AIM OF THE EXERCISE →
Could you write out the opening lines of the data, word for word, stopping after the line that contains "from bokeh.resources import INLINE"?

GIVEN DATA →
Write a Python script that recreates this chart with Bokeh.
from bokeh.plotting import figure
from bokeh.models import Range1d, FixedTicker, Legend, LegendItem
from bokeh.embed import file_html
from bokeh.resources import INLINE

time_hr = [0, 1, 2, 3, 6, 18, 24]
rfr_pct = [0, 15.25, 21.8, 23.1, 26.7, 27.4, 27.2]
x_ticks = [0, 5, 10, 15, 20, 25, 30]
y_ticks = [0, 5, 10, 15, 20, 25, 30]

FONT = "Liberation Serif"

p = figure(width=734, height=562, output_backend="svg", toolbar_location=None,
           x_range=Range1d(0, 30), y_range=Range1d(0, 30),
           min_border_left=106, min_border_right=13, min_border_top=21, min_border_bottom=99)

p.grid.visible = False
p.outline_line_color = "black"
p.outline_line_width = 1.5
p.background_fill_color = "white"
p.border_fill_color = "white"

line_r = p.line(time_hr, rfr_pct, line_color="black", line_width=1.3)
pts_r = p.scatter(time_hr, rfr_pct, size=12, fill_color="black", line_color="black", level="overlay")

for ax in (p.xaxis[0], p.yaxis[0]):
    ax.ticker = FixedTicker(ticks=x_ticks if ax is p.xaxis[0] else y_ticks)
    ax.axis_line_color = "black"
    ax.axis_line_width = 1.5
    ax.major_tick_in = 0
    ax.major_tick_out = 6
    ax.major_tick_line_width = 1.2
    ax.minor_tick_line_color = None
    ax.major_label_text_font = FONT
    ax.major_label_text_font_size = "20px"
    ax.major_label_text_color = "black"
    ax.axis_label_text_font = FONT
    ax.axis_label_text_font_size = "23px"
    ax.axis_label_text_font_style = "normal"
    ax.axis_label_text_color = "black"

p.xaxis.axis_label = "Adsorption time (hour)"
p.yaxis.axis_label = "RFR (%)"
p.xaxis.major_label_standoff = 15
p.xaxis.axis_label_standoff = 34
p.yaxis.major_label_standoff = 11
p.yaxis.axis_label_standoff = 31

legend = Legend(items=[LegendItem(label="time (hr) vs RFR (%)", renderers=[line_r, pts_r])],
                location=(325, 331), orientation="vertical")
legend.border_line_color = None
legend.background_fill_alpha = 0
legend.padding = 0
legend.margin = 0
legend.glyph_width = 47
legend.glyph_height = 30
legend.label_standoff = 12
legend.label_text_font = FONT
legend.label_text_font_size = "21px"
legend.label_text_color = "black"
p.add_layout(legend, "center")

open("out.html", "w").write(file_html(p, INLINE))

SOLUTION FOR THIS TASK →
Write a Python script that recreates this chart with Bokeh.
from bokeh.plotting import figure
from bokeh.models import Range1d, FixedTicker, Legend, LegendItem
from bokeh.embed import file_html
from bokeh.resources import INLINE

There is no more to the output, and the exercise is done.